(DO THIS): Starting at the first line of the entries, extract each line up to and including the one that contains "(RRS) at (499,358)", but leave out the pictures.

***** GIVEN DATA

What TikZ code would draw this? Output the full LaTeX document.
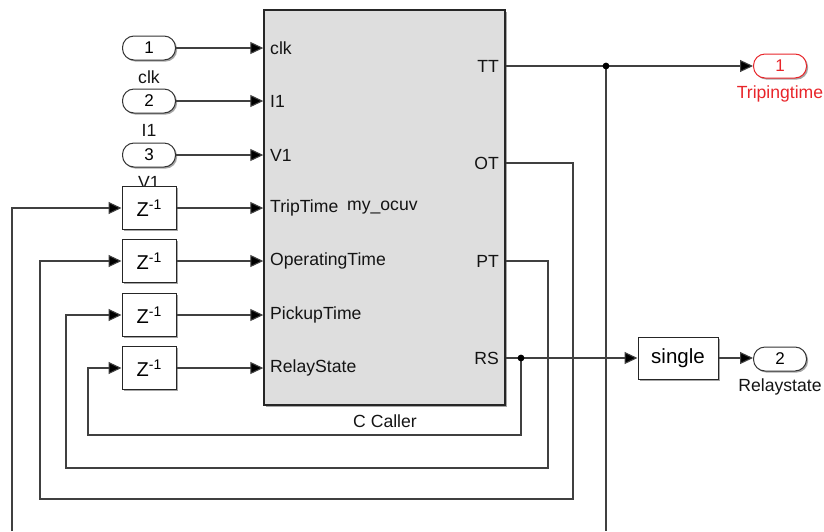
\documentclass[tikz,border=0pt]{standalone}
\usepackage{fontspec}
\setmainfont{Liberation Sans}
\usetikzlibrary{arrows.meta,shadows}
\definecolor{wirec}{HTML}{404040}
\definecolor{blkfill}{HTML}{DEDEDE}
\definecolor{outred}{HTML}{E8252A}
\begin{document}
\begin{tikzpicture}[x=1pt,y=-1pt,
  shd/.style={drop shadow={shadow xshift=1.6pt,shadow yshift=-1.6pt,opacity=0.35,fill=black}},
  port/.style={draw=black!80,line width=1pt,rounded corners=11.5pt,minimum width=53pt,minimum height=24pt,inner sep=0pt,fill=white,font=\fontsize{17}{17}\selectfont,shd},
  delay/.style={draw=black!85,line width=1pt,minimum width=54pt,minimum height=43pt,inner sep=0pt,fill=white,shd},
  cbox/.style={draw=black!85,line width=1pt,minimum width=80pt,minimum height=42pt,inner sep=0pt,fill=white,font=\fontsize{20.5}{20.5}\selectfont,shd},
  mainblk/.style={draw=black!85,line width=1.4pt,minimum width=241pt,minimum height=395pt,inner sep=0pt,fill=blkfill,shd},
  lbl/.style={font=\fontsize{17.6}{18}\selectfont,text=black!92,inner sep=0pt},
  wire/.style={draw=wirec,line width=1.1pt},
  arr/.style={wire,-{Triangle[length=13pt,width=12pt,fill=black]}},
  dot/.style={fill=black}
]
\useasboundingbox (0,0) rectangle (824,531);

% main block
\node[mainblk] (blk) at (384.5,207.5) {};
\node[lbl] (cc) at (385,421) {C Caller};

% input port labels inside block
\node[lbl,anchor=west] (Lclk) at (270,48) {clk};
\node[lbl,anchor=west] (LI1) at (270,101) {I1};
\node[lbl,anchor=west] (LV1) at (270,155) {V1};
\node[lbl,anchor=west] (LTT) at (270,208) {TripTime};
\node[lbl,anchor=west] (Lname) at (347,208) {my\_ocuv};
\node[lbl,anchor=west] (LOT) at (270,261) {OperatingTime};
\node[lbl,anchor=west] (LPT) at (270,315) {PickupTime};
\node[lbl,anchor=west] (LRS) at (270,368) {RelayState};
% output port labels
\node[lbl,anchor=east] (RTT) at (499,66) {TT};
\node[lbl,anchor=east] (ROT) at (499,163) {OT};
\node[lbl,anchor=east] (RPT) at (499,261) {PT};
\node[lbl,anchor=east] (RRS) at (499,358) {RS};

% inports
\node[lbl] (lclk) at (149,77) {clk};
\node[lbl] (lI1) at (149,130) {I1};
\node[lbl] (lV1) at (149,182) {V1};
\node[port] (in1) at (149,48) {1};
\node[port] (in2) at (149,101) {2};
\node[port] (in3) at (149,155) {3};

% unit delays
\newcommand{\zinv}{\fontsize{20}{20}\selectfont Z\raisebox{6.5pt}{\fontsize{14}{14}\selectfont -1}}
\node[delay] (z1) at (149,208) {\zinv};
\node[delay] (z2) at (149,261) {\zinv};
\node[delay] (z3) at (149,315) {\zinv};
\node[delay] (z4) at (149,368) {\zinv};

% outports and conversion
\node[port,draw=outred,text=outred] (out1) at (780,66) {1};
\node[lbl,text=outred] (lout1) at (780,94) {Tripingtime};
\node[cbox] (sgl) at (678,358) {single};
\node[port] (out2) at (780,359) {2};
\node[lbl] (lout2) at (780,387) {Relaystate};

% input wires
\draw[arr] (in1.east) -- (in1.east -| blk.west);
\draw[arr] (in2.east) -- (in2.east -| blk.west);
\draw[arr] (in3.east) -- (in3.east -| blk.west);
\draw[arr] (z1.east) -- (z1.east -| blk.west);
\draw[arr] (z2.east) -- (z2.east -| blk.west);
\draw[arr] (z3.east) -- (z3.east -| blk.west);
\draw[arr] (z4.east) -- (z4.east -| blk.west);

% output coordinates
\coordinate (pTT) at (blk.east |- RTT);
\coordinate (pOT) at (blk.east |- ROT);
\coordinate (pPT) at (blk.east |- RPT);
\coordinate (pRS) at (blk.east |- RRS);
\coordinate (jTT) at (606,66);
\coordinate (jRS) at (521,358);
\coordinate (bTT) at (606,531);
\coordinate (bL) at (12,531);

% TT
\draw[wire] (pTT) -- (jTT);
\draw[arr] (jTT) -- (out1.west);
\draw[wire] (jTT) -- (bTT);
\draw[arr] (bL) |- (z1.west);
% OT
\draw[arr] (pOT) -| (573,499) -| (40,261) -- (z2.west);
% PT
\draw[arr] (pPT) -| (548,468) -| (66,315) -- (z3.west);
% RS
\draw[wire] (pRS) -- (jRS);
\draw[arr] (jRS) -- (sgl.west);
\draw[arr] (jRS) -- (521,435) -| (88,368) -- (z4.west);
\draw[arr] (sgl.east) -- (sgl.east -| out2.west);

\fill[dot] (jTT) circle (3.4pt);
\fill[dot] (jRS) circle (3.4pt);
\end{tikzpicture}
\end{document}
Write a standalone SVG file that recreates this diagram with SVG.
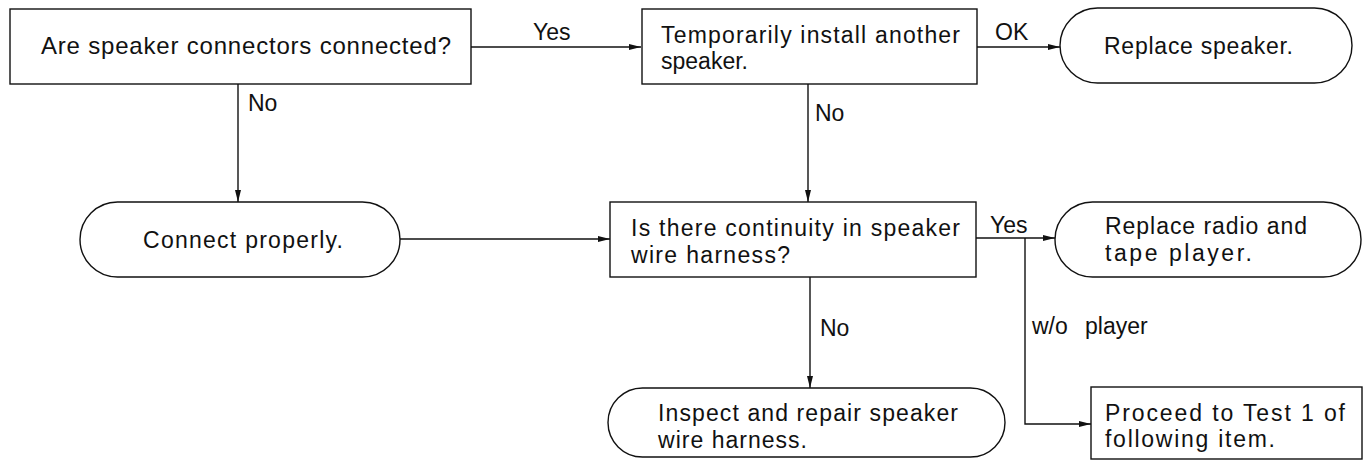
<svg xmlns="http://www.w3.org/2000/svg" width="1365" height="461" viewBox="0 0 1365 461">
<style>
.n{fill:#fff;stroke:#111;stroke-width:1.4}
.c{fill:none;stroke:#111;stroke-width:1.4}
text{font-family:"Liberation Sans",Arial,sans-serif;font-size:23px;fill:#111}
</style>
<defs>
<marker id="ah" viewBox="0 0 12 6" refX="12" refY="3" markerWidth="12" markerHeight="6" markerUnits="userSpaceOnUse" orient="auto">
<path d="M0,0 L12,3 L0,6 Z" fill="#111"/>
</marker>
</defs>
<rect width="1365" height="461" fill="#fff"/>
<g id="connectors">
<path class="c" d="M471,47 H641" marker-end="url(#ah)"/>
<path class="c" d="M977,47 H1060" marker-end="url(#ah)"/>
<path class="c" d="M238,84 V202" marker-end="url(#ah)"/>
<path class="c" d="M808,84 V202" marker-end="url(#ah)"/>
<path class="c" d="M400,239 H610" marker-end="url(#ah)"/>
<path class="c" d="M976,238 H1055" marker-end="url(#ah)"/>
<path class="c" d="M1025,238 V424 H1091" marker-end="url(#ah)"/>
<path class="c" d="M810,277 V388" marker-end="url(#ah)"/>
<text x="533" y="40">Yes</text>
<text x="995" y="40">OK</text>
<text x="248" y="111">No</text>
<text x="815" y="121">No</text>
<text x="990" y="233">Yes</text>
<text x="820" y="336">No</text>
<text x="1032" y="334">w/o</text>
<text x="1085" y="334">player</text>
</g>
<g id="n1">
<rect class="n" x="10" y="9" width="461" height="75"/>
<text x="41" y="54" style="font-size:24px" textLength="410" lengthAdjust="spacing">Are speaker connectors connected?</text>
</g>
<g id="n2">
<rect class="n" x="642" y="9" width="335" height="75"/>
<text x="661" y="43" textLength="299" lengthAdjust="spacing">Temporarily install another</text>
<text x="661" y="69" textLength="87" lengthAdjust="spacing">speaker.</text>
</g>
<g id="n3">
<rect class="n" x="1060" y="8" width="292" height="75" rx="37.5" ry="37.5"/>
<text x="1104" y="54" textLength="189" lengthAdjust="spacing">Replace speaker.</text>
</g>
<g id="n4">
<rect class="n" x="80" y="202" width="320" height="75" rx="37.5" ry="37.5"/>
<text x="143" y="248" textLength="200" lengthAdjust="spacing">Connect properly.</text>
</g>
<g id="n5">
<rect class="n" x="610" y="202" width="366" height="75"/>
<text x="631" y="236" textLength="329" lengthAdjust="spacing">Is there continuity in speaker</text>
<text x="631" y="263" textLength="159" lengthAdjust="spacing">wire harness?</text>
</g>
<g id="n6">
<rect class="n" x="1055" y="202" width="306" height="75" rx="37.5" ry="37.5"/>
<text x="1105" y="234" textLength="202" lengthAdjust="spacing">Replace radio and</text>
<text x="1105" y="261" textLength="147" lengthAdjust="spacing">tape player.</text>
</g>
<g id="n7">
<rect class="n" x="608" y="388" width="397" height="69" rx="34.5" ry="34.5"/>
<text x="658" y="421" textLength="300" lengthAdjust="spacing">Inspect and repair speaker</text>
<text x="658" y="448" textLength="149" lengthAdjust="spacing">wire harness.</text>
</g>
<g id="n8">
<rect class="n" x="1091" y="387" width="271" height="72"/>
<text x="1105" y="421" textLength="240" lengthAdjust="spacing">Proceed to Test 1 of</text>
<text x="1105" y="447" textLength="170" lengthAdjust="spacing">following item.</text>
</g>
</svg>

**********

(SOLUTION FOR THIS TASK):
What TikZ code would draw this? Output the full LaTeX document.
\documentclass[tikz,border=0pt]{standalone}
\usepackage{fontspec}
\setmainfont{Liberation Sans}
\usetikzlibrary{arrows.meta,shadows}
\definecolor{wirec}{HTML}{404040}
\definecolor{blkfill}{HTML}{DEDEDE}
\definecolor{outred}{HTML}{E8252A}
\begin{document}
\begin{tikzpicture}[x=1pt,y=-1pt,
  shd/.style={drop shadow={shadow xshift=1.6pt,shadow yshift=-1.6pt,opacity=0.35,fill=black}},
  port/.style={draw=black!80,line width=1pt,rounded corners=11.5pt,minimum width=53pt,minimum height=24pt,inner sep=0pt,fill=white,font=\fontsize{17}{17}\selectfont,shd},
  delay/.style={draw=black!85,line width=1pt,minimum width=54pt,minimum height=43pt,inner sep=0pt,fill=white,shd},
  cbox/.style={draw=black!85,line width=1pt,minimum width=80pt,minimum height=42pt,inner sep=0pt,fill=white,font=\fontsize{20.5}{20.5}\selectfont,shd},
  mainblk/.style={draw=black!85,line width=1.4pt,minimum width=241pt,minimum height=395pt,inner sep=0pt,fill=blkfill,shd},
  lbl/.style={font=\fontsize{17.6}{18}\selectfont,text=black!92,inner sep=0pt},
  wire/.style={draw=wirec,line width=1.1pt},
  arr/.style={wire,-{Triangle[length=13pt,width=12pt,fill=black]}},
  dot/.style={fill=black}
]
\useasboundingbox (0,0) rectangle (824,531);

% main block
\node[mainblk] (blk) at (384.5,207.5) {};
\node[lbl] (cc) at (385,421) {C Caller};

% input port labels inside block
\node[lbl,anchor=west] (Lclk) at (270,48) {clk};
\node[lbl,anchor=west] (LI1) at (270,101) {I1};
\node[lbl,anchor=west] (LV1) at (270,155) {V1};
\node[lbl,anchor=west] (LTT) at (270,208) {TripTime};
\node[lbl,anchor=west] (Lname) at (347,208) {my\_ocuv};
\node[lbl,anchor=west] (LOT) at (270,261) {OperatingTime};
\node[lbl,anchor=west] (LPT) at (270,315) {PickupTime};
\node[lbl,anchor=west] (LRS) at (270,368) {RelayState};
% output port labels
\node[lbl,anchor=east] (RTT) at (499,66) {TT};
\node[lbl,anchor=east] (ROT) at (499,163) {OT};
\node[lbl,anchor=east] (RPT) at (499,261) {PT};
\node[lbl,anchor=east] (RRS) at (499,358) {RS};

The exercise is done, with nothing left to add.